«Je peux dire en toute confiance que ma nomination est un moment historique et une étape importante dans ce chemin très long de la réconciliation», a déclaré Mary Simon le 6 juillet, à l’occasion de sa nomination comme gouverneur général. Ex-ambassadrice au Danemark et défenseur des droits des peuples inuits, auxquels elle appartient, Mme Simon aura maintenant la tâche de représenter la Couronne britannique au Canada. Comme le veut la tradition, le Premier ministre fédéral, Justin Trudeau, en a fait l’annonce en grande pompe:
«Aujourd'hui, après cent cinquante-quatre ans, notre pays franchit une étape historique. Je ne peux penser à une personne mieux placée pour répondre à ce moment», s’est réjoui Justin Trudeau à ses côtés.
La question linguistique pourrait hanter la nominée
Professeur de droit et analyste politique, Guillaume Rousseau estime que ce geste s’inscrit bel et bien dans la réconciliation, mais vise aussi à satisfaire l’électorat du Parti libéral, la formation du Premier ministre. En revanche, le fait que Ningiukudluk (nom inuit de Mary Simon) ne parle pas français «envoie un mauvais message» pour la protection de la langue de Molière:
«À la veille du déclenchement probable d’élections, tout devient électoraliste. Justin Trudeau est reconnu pour faire beaucoup dans l’image: c’est quelqu’un qui aime les symboles et cette nomination en est un. […] Concernant la question du français, il faut bien saisir que ça faisait des décennies qu’un gouverneur général unilingue anglophone avait été nommé. C’est un grave retour en arrière», déplore le vice-doyen aux études de la faculté de droit de l’université de Sherbrooke.
Se préparant déjà au pire, Mme Simon a toutefois assuré qu’elle avait «l’intention de travailler dans les deux langues officielles». «Beaucoup de gens dans mon entourage vont m’aider à parler français», a-t-elle dit. Une sortie qui est loin de satisfaire certains nationalistes québécois, chez qui le choix de cette femme de 74 ans suscite des réactions passionnées. Pour l’auteur et chroniqueur Mathieu Bock-Côté, connu pour son ardent patriotisme, l’affectation d’une militante s’exprimant en inuktitut et en anglais prouve que «le français est de plus en plus perçu comme un obstacle» à la diversité ethno-culturelle.
Selon Guillaume Rousseau, Justin Trudeau aurait pu choisir une personne autochtone parlant les deux langues officielles du Canada. «Il n’en manque pas», remarque-t-il.
Le français comme «obstacle» à la diversité? «On voit l’absence de cohérence»
En promouvant Mary Simon, Justin Trudeau «met en opposition Autochtones et francophones», créant ainsi une sorte de politique de division.
«On peut minimiser en disant que le gouverneur général est lointain, symbolique, mais il reste un personnage central dans l’administration de l’État fédéral.
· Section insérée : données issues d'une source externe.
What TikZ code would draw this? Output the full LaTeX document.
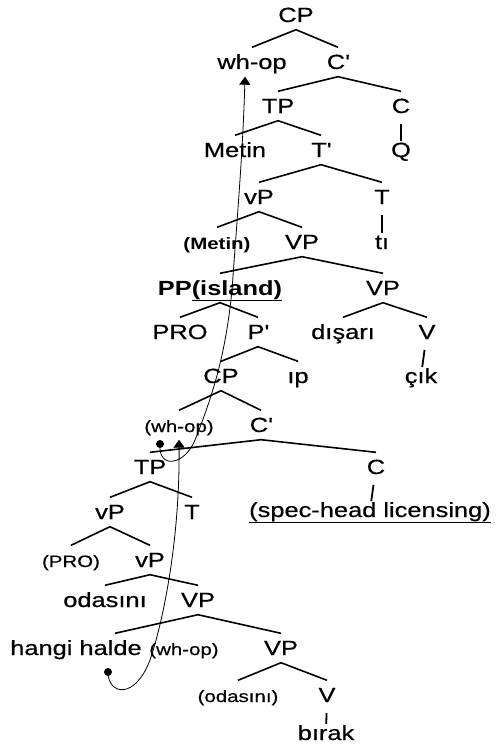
\documentclass[tikz,border=0pt]{standalone}
\usepackage{fontspec}
\setmainfont{Liberation Sans}[FakeStretch=1.24,UprightFeatures={FakeBold=0.5}]
\usetikzlibrary{arrows.meta}
\newcommand{\undl}[1]{\underline{#1}}
\newcommand{\br}{\textquotesingle}

\begin{document}
\begin{tikzpicture}[x=1bp,y=-1bp,
   lab/.style={font=\fontsize{20.5bp}{22bp}\selectfont,inner xsep=0pt,inner ysep=7.5bp,text height=14bp,text depth=0pt},
   sm/.style={lab,font=\fontsize{16.5bp}{18bp}\selectfont},
   br/.style={line width=1.6bp},
   stem/.style={line width=1.8bp,shorten <=18bp,shorten >=9bp},
   mv/.style={line width=0.8bp,-{Triangle[length=8bp,width=11bp]}}]
   \useasboundingbox (0,0) rectangle (502,749);
   % matrix clause
   \node[lab] (cp1) at (296,15) {CP};
   \node[lab] (wh1) at (252,62) {wh-op};
   \node[lab] (cb1) at (338,62) {C\br};
   \node[lab] (tp1) at (278,106) {TP};
   \node[lab] (c1) at (401,106) {C};
   \node[lab] (metin) at (235,150) {Metin};
   \node[lab] (tb1) at (321,150) {T\br};
   \node[lab] (q) at (401,150) {Q};
   \node[lab] (vp1) at (259,197) {vP};
   \node[lab] (t1) at (382,197) {T};
   \node[sm] (metin2) at (217,242) {\textbf{(Metin)}};
   \node[lab] (VPa) at (302,242) {VP};
   \node[lab] (ti) at (382,242) {tı};
   \node[lab] (pp) at (220,288) {\textbf{PP\undl{(island)}}};
   \node[lab] (VPb) at (383,288) {VP};
   \node[lab] (pro) at (180,332) {PRO};
   \node[lab] (pb) at (258,332) {P\br};
   \node[lab] (disari) at (343,332) {dışarı};
   \node[lab] (v1) at (427,332) {V};
   \node[lab] (cp2) at (221,376) {CP};
   \node[lab] (ip) at (298,376) {ıp};
   \node[lab] (cik) at (421,376) {çık};
   % embedded clause
   \node[sm] (wh2) at (179,425) {(wh-op)};
   \node[lab] (cb2) at (261,425) {C\br};
   \node[lab] (tp2) at (150,467) {TP};
   \node[lab] (c2) at (376,467) {C};
   \node[lab] (vp2) at (110,512) {vP};
   \node[lab] (t2) at (192,512) {T};
   \node[lab] (spec) at (370,510) {\undl{(spec-head licensing)}};
   \node[sm] (pro2) at (71,560) {(PRO)};
   \node[lab] (vp3) at (150,560) {vP};
   \node[lab] (odasini) at (105,600) {odasını};
   \node[lab] (VPc) at (198,600) {VP};
   \node[lab] (hh) at (76,648) {hangi halde};
   \node[sm] (wh3) at (184,648) {(wh-op)};
   \node[lab] (VPd) at (281,648) {VP};
   \node[sm] (odasini2) at (238,695) {(odasını)};
   \node[lab] (v2) at (327,695) {V};
   \node[lab] (birak) at (326,733) {bırak};
   % branches
   \draw[br] (wh1.north) -- (cp1.south) -- (cb1.north);
   \draw[br] (tp1.north) -- (cb1.south) -- (c1.north);
   \draw[br] (metin.north) -- (tp1.south) -- (tb1.north);
   \draw[br] (vp1.north) -- (tb1.south) -- (t1.north);
   \draw[br] (metin2.north) -- (vp1.south) -- (VPa.north);
   \draw[br] (pp.north) -- (VPa.south) -- (VPb.north);
   \draw[br] (pro.north) -- (pp.south) -- (pb.north);
   \draw[br] (disari.north) -- (VPb.south) -- (v1.north);
   \draw[br] (cp2.north) -- (pb.south) -- (ip.north);
   \draw[br] (wh2.north) -- (cp2.south) -- (cb2.north);
   \draw[br] (tp2.north) -- (cb2.south) -- (c2.north);
   \draw[br] (vp2.north) -- (tp2.south) -- (t2.north);
   \draw[br] (pro2.north) -- (vp2.south) -- (vp3.north);
   \draw[br] (odasini.north) -- (vp3.south) -- (VPc.north);
   \draw[br] ([xshift=39bp]hh.north) -- (VPc.south) -- (VPd.north);
   \draw[br] (odasini2.north) -- (VPd.south) -- (v2.north);
   \draw[stem] (c1.center) -- (q.center);
   \draw[stem] (t1.center) -- (ti.center);
   \draw[stem] (v1.center) -- (cik.center);
   \draw[stem] (c2.center) -- (spec.center);
   \draw[stem] (v2.center) -- (birak.center);
   % movement
   \coordinate (tr1) at (160,444);
   \coordinate (tr2) at (108,672);
   \fill[black] (tr1) circle[radius=4bp];
   \fill[black] (tr2) circle[radius=4bp];
   \draw[mv] (tr1) .. controls (158,470) and (185,465) .. (195,440)
      .. controls (215,390) and (226,350) .. (232,290)
      .. controls (237,220) and (243,150) .. ([xshift=-7bp]wh1.south);
   \draw[mv] (tr2) .. controls (108,695) and (135,700) .. (150,660)
      .. controls (163,622) and (180,540) .. (wh2.south);
\end{tikzpicture}
\end{document}
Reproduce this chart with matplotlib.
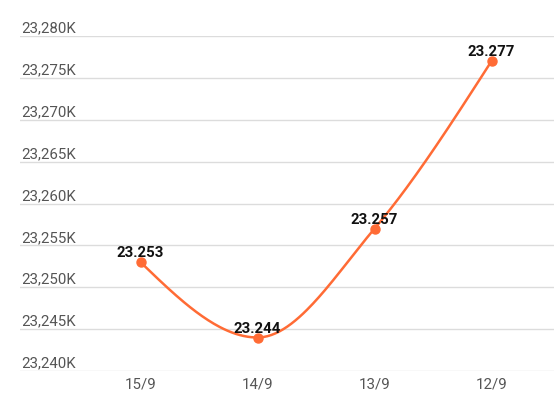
import numpy as np
import matplotlib
matplotlib.use("Agg")
import matplotlib.pyplot as plt
import matplotlib.transforms as mtrans

plt.rcParams['font.family'] = ['Roboto', 'DejaVu Sans']

# podaci
dates = ["15/9", "14/9", "13/9", "12/9"]
values = [23.253, 23.244, 23.257, 23.277]   # u hiljadama (K)
value_labels = ["23.253", "23.244", "23.257", "23.277"]
y_ticks = [23240, 23245, 23250, 23255, 23260, 23265, 23270, 23275, 23280]
y_tick_labels = ["23,240K", "23,245K", "23,250K", "23,255K", "23,260K",
                 "23,265K", "23,270K", "23,275K", "23,280K"]

line_color = "#ff6b35"


# monotona kubna kriva (kao d3 curveMonotoneX) za glatku liniju
def monotone_curve(x, y, n=60):
    x = np.asarray(x, float)
    y = np.asarray(y, float)
    h = np.diff(x)
    s = np.diff(y) / h
    m = np.zeros(len(x))
    for i in range(1, len(x) - 1):
        if s[i - 1] * s[i] <= 0:
            m[i] = 0
        else:
            p = (s[i - 1] * h[i] + s[i] * h[i - 1]) / (h[i - 1] + h[i])
            m[i] = (np.sign(s[i - 1]) + np.sign(s[i])) * min(abs(s[i - 1]), abs(s[i]), 0.5 * abs(p))
    # krajnje tangente kao u d3
    m[0] = (3 * s[0] - m[1]) / 2
    m[-1] = (3 * s[-1] - m[-2]) / 2
    xs, ys = [], []
    for i in range(len(x) - 1):
        t = np.linspace(0, 1, n)
        h00 = 2 * t**3 - 3 * t**2 + 1
        h10 = t**3 - 2 * t**2 + t
        h01 = -2 * t**3 + 3 * t**2
        h11 = t**3 - t**2
        xs.append(x[i] + t * h[i])
        ys.append(h00 * y[i] + h10 * h[i] * m[i] + h01 * y[i + 1] + h11 * h[i] * m[i + 1])
    return np.concatenate(xs), np.concatenate(ys)


W, H = 554, 413
fig = plt.figure(figsize=(W / 100, H / 100), dpi=100)
ax = fig.add_axes([20 / W, (H - 371) / H, (W - 20) / W, (371 - 36) / H])

xpos = np.arange(len(dates))
yvals = np.array(values) * 1000

cx, cy = monotone_curve(xpos, yvals)
ax.plot(cx, cy, color=line_color, lw=1.8, zorder=3, solid_capstyle='round')
ax.plot(xpos, yvals, 'o', color=line_color, markersize=6.5, zorder=4)

for x, y, lab in zip(xpos, yvals, value_labels):
    ax.annotate(lab, (x, y), xytext=(0, 3.5), textcoords='offset points',
                ha='center', va='baseline', fontsize=10.8, fontweight='bold',
                color='#111111', zorder=5)

ax.set_xlim((20 - 140.5) / 117, (554 - 140.5) / 117)
ax.set_ylim(23240, 23280)

ax.set_yticks(y_ticks)
ax.set_yticklabels([])
ax.tick_params(axis='y', length=0)
ax.yaxis.grid(True, color='#dcdcdc', lw=1)
ax.set_axisbelow(True)

# y labele iznad linija mreže, unutar grafika
tr = mtrans.blended_transform_factory(ax.transAxes, ax.transData) + \
    mtrans.ScaledTranslation(1 / 100, 3.5 / 100, fig.dpi_scale_trans)
for yt, lab in zip(y_ticks, y_tick_labels):
    ax.text(0, yt, lab, transform=tr, ha='left', va='baseline',
            fontsize=10.8, color='#555555')

ax.set_xticks(xpos)
ax.set_xticklabels(dates, fontsize=10.8, color='#555555')
ax.tick_params(axis='x', length=0, pad=5)

for sp in ax.spines.values():
    sp.set_visible(False)

fig.savefig("out.png", dpi=100)
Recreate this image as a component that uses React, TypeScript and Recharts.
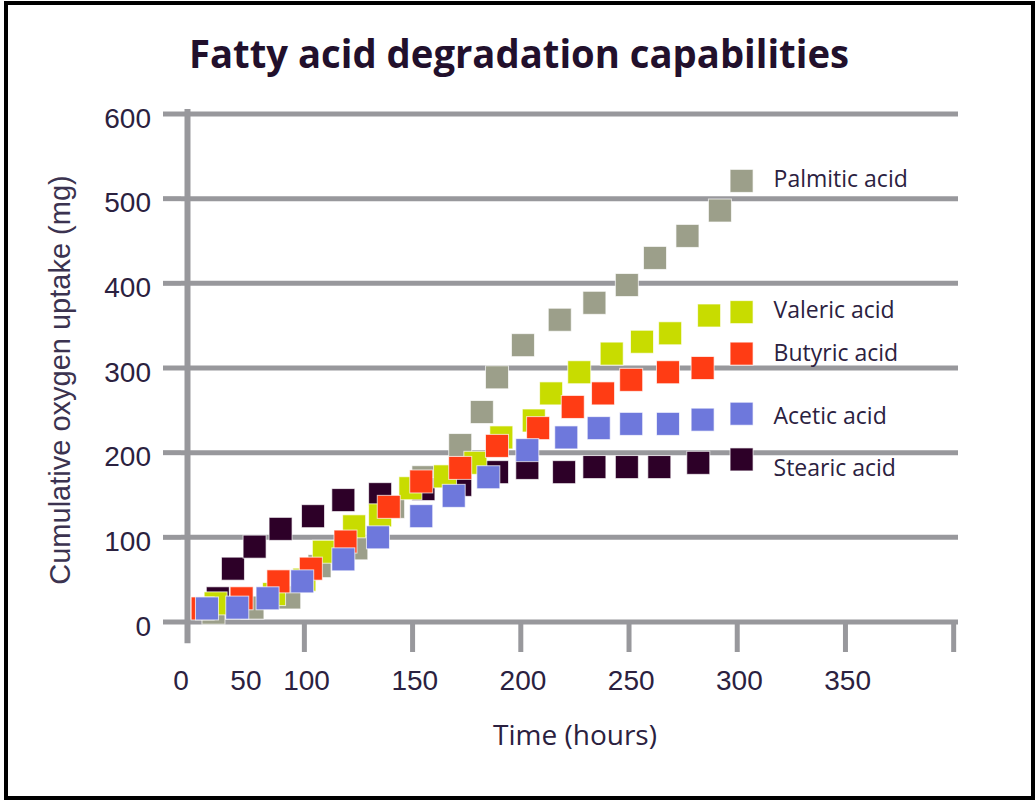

Et justement, c’est surtout dans l’administration fédérale qu’il y a une bataille à mener pour la survie du français. C’est là que s’applique la loi sur les langues officielles. On se retrouve avec un gouverneur général qui ne va certainement pas prêcher par l’exemple», poursuit l’universitaire.
«Justin Trudeau vient de déposer un projet de loi pour accentuer le caractère bilingue de l’État fédéral. Et voilà maintenant qu’il pose un geste en sens inverse. C’est là qu’on voit l’absence de cohérence et de vision d’ensemble de sa part. […] Depuis une quarantaine d’années, il y a des gains pour les Autochtones et des reculs pour le Québec», observe l’avocat.
Mary Simon remplacera Julie Payette comme représentante de la Couronne britannique. L’ex-astronaute avait démissionné en janvier dernier, éclaboussée par divers scandales, le plus frappant portant sur le climat de travail «toxique» qu’elle aurait fait régner à son bureau.